⟨
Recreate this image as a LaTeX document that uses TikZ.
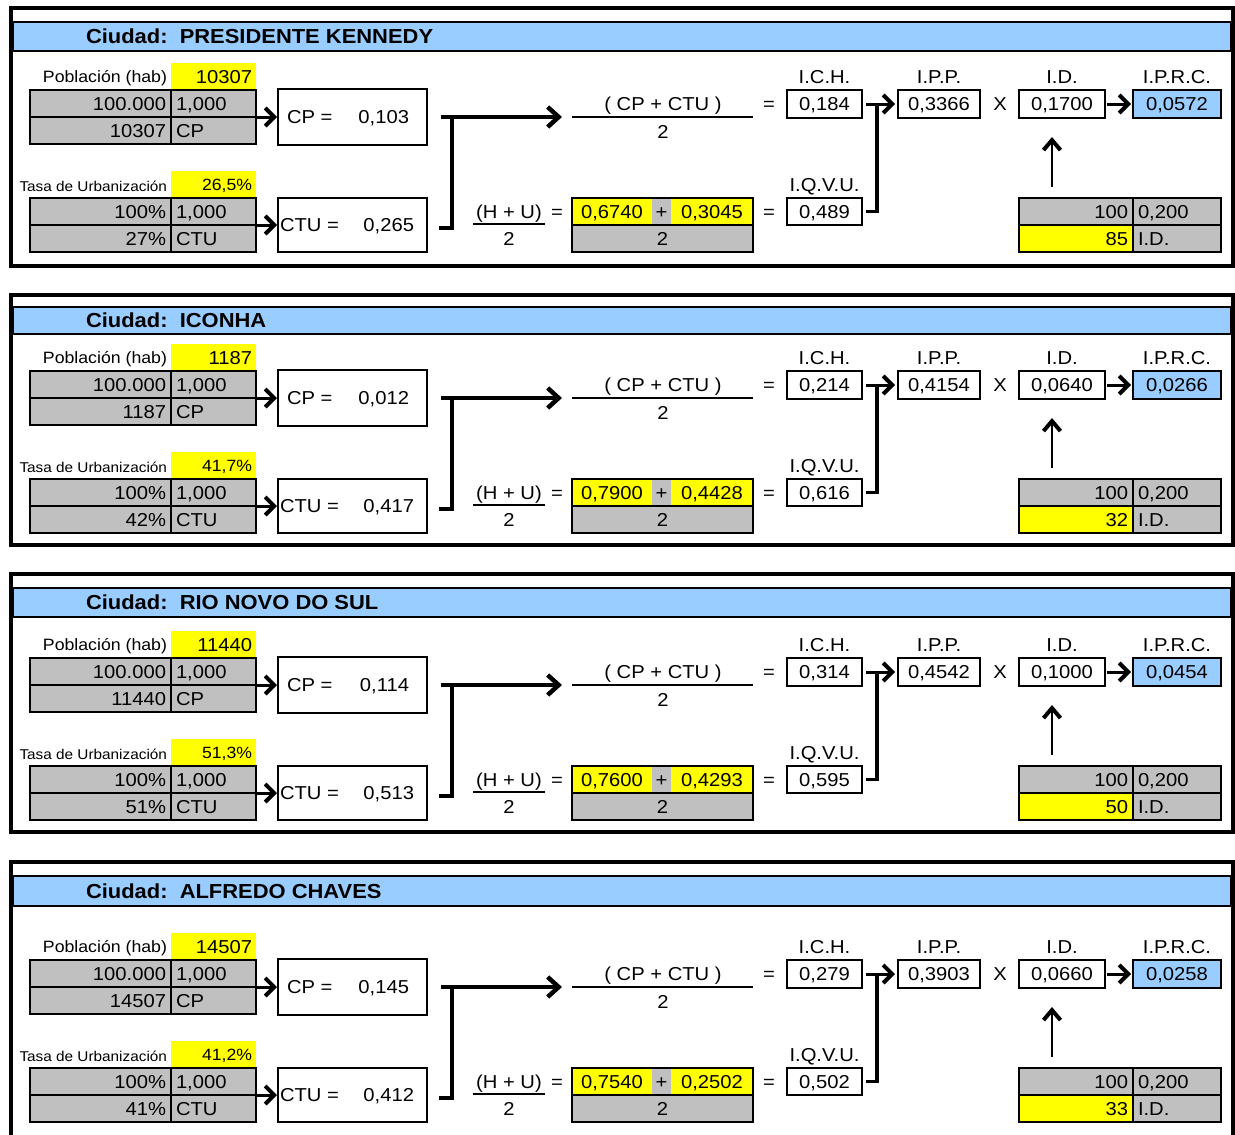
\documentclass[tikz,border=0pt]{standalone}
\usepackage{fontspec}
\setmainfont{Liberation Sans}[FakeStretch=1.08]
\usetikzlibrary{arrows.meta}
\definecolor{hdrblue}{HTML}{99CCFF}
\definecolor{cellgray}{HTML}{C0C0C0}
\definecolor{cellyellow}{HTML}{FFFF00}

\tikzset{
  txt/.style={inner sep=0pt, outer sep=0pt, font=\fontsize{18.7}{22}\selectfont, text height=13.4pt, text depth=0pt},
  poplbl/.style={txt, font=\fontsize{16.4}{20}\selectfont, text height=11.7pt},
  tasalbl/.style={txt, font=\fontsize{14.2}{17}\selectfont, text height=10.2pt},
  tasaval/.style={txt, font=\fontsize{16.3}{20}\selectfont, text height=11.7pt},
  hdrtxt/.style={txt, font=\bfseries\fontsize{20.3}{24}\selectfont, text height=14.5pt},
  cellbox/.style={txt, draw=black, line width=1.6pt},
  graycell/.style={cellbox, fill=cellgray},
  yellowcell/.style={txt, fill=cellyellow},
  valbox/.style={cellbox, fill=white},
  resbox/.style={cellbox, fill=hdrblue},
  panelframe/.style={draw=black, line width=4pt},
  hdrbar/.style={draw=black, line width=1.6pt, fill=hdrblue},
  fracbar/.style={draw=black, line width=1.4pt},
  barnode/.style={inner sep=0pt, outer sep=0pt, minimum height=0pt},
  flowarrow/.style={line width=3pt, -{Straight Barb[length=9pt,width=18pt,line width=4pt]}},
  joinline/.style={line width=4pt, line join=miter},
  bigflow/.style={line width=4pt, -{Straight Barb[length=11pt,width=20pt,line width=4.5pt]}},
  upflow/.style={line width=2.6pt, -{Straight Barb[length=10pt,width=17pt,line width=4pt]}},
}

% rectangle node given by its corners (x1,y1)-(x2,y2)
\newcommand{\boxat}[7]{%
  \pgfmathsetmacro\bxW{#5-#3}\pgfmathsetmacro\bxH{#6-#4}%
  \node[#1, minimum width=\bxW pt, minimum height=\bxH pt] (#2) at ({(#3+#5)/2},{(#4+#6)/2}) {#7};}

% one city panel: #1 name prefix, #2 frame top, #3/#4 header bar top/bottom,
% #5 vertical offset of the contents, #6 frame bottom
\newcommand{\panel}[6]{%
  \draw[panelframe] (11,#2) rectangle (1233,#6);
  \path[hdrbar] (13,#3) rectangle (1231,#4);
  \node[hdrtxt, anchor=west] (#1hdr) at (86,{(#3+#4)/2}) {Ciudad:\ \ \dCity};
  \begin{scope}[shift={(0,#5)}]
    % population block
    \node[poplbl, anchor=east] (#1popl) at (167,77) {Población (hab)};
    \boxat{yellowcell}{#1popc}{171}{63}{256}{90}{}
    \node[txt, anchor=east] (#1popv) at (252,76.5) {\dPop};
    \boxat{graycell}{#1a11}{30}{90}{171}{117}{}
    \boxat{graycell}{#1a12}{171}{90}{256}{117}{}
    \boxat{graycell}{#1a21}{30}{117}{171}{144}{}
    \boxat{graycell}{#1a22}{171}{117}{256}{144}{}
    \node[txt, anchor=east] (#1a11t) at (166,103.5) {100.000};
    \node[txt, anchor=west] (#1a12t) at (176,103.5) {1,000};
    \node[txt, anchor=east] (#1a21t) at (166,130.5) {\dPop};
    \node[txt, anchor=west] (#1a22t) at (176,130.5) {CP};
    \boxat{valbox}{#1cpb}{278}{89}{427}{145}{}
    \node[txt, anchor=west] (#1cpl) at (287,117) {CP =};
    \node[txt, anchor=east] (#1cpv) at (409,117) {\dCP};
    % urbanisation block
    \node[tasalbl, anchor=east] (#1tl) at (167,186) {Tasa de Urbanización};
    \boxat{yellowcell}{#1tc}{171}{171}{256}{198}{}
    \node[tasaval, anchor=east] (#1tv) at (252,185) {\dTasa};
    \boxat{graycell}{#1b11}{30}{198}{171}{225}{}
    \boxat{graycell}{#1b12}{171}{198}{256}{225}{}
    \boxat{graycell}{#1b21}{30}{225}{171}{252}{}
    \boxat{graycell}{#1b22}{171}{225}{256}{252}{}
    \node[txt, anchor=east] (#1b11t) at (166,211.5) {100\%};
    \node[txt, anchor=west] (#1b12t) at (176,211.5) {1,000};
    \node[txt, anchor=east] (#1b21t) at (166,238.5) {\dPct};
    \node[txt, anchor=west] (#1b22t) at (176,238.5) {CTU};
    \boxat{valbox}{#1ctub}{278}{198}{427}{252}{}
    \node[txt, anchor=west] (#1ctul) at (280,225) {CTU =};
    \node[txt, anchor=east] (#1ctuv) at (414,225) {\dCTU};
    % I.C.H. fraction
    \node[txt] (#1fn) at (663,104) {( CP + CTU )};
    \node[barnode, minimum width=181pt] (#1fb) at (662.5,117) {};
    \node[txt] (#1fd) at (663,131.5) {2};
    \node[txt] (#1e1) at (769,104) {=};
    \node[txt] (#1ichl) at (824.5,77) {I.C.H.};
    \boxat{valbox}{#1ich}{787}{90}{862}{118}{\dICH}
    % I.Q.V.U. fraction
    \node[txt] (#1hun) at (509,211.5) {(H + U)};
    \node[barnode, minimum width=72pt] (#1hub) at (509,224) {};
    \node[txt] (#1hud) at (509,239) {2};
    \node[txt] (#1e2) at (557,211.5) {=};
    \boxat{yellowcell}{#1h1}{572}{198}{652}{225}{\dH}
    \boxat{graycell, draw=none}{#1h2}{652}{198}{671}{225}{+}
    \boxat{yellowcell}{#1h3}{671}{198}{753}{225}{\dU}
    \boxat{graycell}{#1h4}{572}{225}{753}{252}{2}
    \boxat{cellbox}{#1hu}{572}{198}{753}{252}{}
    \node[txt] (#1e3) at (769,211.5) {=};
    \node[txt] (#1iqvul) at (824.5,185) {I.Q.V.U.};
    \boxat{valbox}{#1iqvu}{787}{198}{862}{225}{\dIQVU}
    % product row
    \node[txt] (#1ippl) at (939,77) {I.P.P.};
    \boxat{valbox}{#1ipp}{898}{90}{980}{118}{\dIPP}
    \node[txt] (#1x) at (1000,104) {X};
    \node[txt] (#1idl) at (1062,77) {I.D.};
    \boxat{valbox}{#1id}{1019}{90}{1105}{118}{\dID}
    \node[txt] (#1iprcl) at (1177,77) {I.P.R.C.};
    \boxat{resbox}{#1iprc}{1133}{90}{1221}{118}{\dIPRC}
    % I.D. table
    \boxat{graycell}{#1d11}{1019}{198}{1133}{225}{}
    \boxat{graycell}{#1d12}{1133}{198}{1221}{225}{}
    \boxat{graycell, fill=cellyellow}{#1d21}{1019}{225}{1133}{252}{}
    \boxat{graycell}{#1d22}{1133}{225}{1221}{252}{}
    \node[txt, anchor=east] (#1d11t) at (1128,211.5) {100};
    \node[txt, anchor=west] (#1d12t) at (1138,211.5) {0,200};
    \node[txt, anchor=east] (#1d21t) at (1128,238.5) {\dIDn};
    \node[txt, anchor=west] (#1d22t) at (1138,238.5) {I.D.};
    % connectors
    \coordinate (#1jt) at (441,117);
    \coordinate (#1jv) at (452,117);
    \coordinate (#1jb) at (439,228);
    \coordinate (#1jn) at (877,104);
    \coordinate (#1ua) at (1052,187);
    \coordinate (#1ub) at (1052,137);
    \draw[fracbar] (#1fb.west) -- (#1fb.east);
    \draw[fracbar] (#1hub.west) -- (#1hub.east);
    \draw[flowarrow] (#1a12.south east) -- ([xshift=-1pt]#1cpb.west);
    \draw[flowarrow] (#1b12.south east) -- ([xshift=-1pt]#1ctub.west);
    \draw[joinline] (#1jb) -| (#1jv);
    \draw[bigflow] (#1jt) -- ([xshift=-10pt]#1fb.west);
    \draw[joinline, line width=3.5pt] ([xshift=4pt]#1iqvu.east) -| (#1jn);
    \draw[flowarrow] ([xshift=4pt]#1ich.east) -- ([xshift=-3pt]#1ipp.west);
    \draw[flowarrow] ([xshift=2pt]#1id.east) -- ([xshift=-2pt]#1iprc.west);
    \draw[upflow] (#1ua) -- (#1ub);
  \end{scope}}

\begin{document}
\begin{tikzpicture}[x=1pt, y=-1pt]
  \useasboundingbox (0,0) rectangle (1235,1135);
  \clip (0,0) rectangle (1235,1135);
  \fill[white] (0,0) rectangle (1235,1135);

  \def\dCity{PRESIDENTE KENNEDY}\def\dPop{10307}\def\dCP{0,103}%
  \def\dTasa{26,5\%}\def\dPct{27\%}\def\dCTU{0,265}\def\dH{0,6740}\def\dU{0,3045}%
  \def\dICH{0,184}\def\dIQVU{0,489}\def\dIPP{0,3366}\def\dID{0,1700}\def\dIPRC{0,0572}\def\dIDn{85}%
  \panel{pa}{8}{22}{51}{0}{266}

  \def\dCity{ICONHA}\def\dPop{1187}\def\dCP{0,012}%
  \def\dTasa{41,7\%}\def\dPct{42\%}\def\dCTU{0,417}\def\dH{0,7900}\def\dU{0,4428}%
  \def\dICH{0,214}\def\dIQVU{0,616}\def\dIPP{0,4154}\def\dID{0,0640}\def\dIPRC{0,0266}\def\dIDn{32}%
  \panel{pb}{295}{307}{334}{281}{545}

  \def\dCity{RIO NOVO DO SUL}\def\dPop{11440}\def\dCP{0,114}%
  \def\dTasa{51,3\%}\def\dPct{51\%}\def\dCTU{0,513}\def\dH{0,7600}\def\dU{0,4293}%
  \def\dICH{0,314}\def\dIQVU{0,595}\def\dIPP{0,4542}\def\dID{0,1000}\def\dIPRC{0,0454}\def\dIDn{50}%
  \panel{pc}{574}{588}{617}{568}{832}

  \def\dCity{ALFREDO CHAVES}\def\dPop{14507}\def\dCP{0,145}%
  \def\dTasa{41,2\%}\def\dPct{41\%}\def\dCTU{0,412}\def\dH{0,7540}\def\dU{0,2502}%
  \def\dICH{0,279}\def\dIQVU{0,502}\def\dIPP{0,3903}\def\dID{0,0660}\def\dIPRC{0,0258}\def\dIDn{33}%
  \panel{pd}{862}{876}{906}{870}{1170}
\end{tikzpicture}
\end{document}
⟩
▶ WHAT YOU HAVE TO DO
Leave out the pictures and restate, word for word, the lines from the top of the data through the line containing "width=\bxW pt, minimum", both included.

▶ SOLUTION TO THIS PROBLEM
Recreate this image as a LaTeX document that uses TikZ.
\documentclass[tikz,border=0pt]{standalone}
\usepackage{fontspec}
\setmainfont{Liberation Sans}[FakeStretch=1.08]
\usetikzlibrary{arrows.meta}
\definecolor{hdrblue}{HTML}{99CCFF}
\definecolor{cellgray}{HTML}{C0C0C0}
\definecolor{cellyellow}{HTML}{FFFF00}

\tikzset{
  txt/.style={inner sep=0pt, outer sep=0pt, font=\fontsize{18.7}{22}\selectfont, text height=13.4pt, text depth=0pt},
  poplbl/.style={txt, font=\fontsize{16.4}{20}\selectfont, text height=11.7pt},
  tasalbl/.style={txt, font=\fontsize{14.2}{17}\selectfont, text height=10.2pt},
  tasaval/.style={txt, font=\fontsize{16.3}{20}\selectfont, text height=11.7pt},
  hdrtxt/.style={txt, font=\bfseries\fontsize{20.3}{24}\selectfont, text height=14.5pt},
  cellbox/.style={txt, draw=black, line width=1.6pt},
  graycell/.style={cellbox, fill=cellgray},
  yellowcell/.style={txt, fill=cellyellow},
  valbox/.style={cellbox, fill=white},
  resbox/.style={cellbox, fill=hdrblue},
  panelframe/.style={draw=black, line width=4pt},
  hdrbar/.style={draw=black, line width=1.6pt, fill=hdrblue},
  fracbar/.style={draw=black, line width=1.4pt},
  barnode/.style={inner sep=0pt, outer sep=0pt, minimum height=0pt},
  flowarrow/.style={line width=3pt, -{Straight Barb[length=9pt,width=18pt,line width=4pt]}},
  joinline/.style={line width=4pt, line join=miter},
  bigflow/.style={line width=4pt, -{Straight Barb[length=11pt,width=20pt,line width=4.5pt]}},
  upflow/.style={line width=2.6pt, -{Straight Barb[length=10pt,width=17pt,line width=4pt]}},
}

% rectangle node given by its corners (x1,y1)-(x2,y2)
\newcommand{\boxat}[7]{%
  \pgfmathsetmacro\bxW{#5-#3}\pgfmathsetmacro\bxH{#6-#4}%
  \node[#1, minimum width=\bxW pt, minimum height=\bxH pt] (#2) at ({(#3+#5)/2},{(#4+#6)/2}) {#7};}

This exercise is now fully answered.